= Canadian detainees at Guantanamo Bay =

The United States Department of Defense acknowledges holding two Canadian captives in Guantanamo, two teenage brothers, Abdurahman Khadr and Omar Khadr.
A total of 778 captives have been held in extrajudicial detention in the Guantanamo Bay detention camps, in Cuba since the camps opened on January 11, 2002
The camp population peaked in 2004 at approximately 660. Only nineteen new captives, all "high value detainees" have been transferred there since the United States Supreme Court's ruling in Rasul v. Bush. In January 2008 there were approximately 285 detainees.

== Abdurahman Khadr ==

Abdurahman has described himself as the "black sheep" of his family, who was disgusted by the celebrations he witnessed of the attacks on September 11, 2001. He reported that he cooperated fully with the Americans, eventually agreeing to serve as a mole for the CIA, first in Guantanamo Bay detention camps, and later in Bosnia, where he was tasked to win the trust of Arab veterans of the Bosnian War of Independence.

== Omar Khadr ==

Omar was captured after a skirmish in Afghanistan on July 27, 2002, where he was accused of throwing a grenade which fatally wounded Christopher Speer, an American Special Forces Sergeant.

==Canadian residents and former residents in Afghanistan==

In addition Guantanamo held approximately half a dozen men who had lived in Canada, either as refugees, candidates for citizenship, or illegal immigrants.
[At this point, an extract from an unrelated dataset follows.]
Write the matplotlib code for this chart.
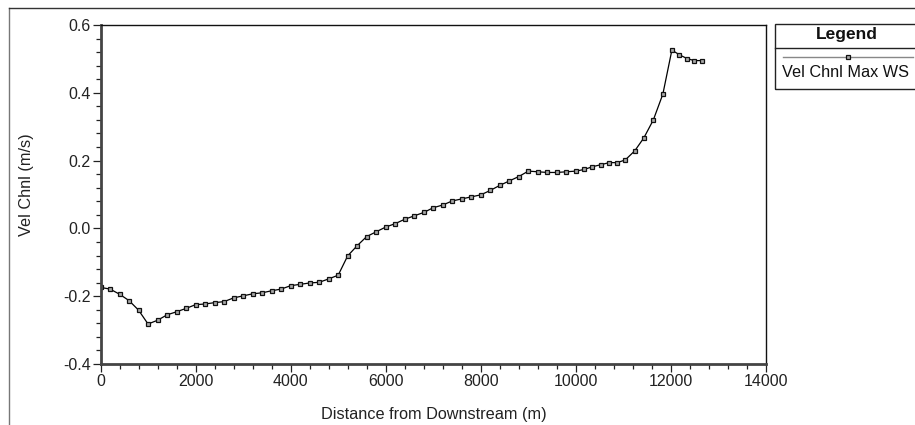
import matplotlib
matplotlib.use("Agg")
import matplotlib.pyplot as plt
from matplotlib.patches import Rectangle
from matplotlib.lines import Line2D
from matplotlib.ticker import MultipleLocator, FormatStrFormatter

plt.rcParams['font.family'] = ['Liberation Sans', 'DejaVu Sans']

distance = [0, 200, 400, 600, 800, 1000, 1200, 1400, 1600, 1800, 2000, 2200,
            2400, 2600, 2800, 3000, 3200, 3400, 3600, 3800, 4000, 4200, 4400,
            4600, 4800, 5000, 5200, 5400, 5600, 5800, 6000, 6200, 6400, 6600,
            6800, 7000, 7200, 7400, 7600, 7800, 8000, 8200, 8400, 8600, 8800,
            9000, 9200, 9400, 9600, 9800, 10000, 10180, 10350, 10530, 10700,
            10870, 11040, 11240, 11430, 11630, 11830, 12020, 12180, 12340,
            12490, 12660]
vel_chnl = [-0.174, -0.179, -0.194, -0.213, -0.241, -0.282, -0.271, -0.255,
            -0.246, -0.236, -0.225, -0.223, -0.219, -0.216, -0.205, -0.199,
            -0.193, -0.190, -0.184, -0.179, -0.169, -0.165, -0.161, -0.159,
            -0.149, -0.138, -0.081, -0.051, -0.024, -0.010, 0.004, 0.014,
            0.027, 0.037, 0.047, 0.061, 0.069, 0.081, 0.087, 0.093, 0.099,
            0.112, 0.127, 0.140, 0.153, 0.169, 0.167, 0.165, 0.165, 0.167,
            0.169, 0.174, 0.182, 0.188, 0.194, 0.194, 0.202, 0.229, 0.267,
            0.320, 0.396, 0.526, 0.512, 0.501, 0.495, 0.495]
series_name = "Vel Chnl Max WS"
x_label = "Distance from Downstream (m)"
y_label = "Vel Chnl (m/s)"

W, H = 915, 425
fig = plt.figure(figsize=(W / 100, H / 100), dpi=100)
fig.patch.set_facecolor('white')

def fx(px):
    return px / W

def fy(py):
    return 1 - py / H

ax_l, ax_r, ax_t, ax_b = 100.5, 766, 25, 364
ax = fig.add_axes([fx(ax_l), fy(ax_b), fx(ax_r - ax_l), (ax_b - ax_t) / H])

ax.plot(distance, vel_chnl, color='black', lw=0.9, marker='s', markersize=3.3,
        markerfacecolor='#aaaaaa', markeredgecolor='#111111', markeredgewidth=0.9)

ax.set_xlim(0, 14000)
ax.set_ylim(-0.4, 0.6)
ax.xaxis.set_major_locator(MultipleLocator(2000))
ax.xaxis.set_minor_locator(MultipleLocator(400))
ax.yaxis.set_major_locator(MultipleLocator(0.2))
ax.yaxis.set_minor_locator(MultipleLocator(0.04))
ax.yaxis.set_major_formatter(FormatStrFormatter('%.1f'))

ax.tick_params(which='major', direction='out', length=6, width=0.9,
               labelsize=11.5, colors='#222222', pad=1.0)
ax.tick_params(which='minor', direction='out', length=3.5, width=0.9,
               colors='#222222')

for s in ['top', 'right']:
    ax.spines[s].set_linewidth(1.0)
    ax.spines[s].set_color('#111111')
for s in ['left', 'bottom']:
    ax.spines[s].set_linewidth(2.0)
    ax.spines[s].set_color('#444444')

ax.set_xlabel(x_label, fontsize=11.7, color='#222222')
ax.set_ylabel(y_label, fontsize=11.7, color='#222222')
ax.xaxis.set_label_coords((433.5 - ax_l) / (ax_r - ax_l), -(414.5 - ax_b) / (ax_b - ax_t))
ax.xaxis.label.set_va('center')
ax.yaxis.set_label_coords(-(ax_l - 27) / (ax_r - ax_l), (ax_b - 185) / (ax_b - ax_t))
ax.yaxis.label.set_va('center')

# outer frame
fig.add_artist(Line2D([fx(9), fx(9)], [fy(8), fy(H + 5)], color='#777777', lw=1.0,
                      transform=fig.transFigure))
fig.add_artist(Line2D([fx(9), fx(W + 5)], [fy(8), fy(8)], color='#333333', lw=1.0,
                      transform=fig.transFigure))

# legend box
lx0, lx1, ly0, ly1, ldiv = 774.5, 920, 24, 89, 48
fig.add_artist(Rectangle((fx(lx0), fy(ly1)), fx(lx1 - lx0), (ly1 - ly0) / H,
                         fill=False, edgecolor='#222222', lw=1.0,
                         transform=fig.transFigure))
fig.add_artist(Line2D([fx(lx0), fx(lx1)], [fy(ldiv), fy(ldiv)], color='#222222',
                      lw=1.0, transform=fig.transFigure))
fig.text(fx(847), fy(34.5), "Legend", fontsize=12.5, fontweight='bold',
         ha='center', va='center', color='#111111')
fig.add_artist(Line2D([fx(783), fx(913)], [fy(57), fy(57)], color='#888888',
                      lw=1.0, transform=fig.transFigure))
fig.add_artist(Line2D([fx(847.5)], [fy(57)], marker='s', markersize=3.3,
                      markerfacecolor='#aaaaaa', markeredgecolor='#111111',
                      markeredgewidth=0.9, transform=fig.transFigure))
fig.text(fx(846), fy(72.5), series_name, fontsize=11.7, ha='center',
         va='center', color='#111111')

fig.savefig("out.png", dpi=100)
== Guantanamo Bay files leak ==

On April 25, 2011, the Guantanamo Bay files leak started. These previously unpublished documents had been drafted by Joint Task Force Guantanamo, whereas all the previously published documents from Guantanamo had been drafted by the Office for the Administrative Review of the Detention of Enemy Combatants of the Office of Military Commissions. Sixteen captives secret files were not leaked, including Abdurahman Khadr's.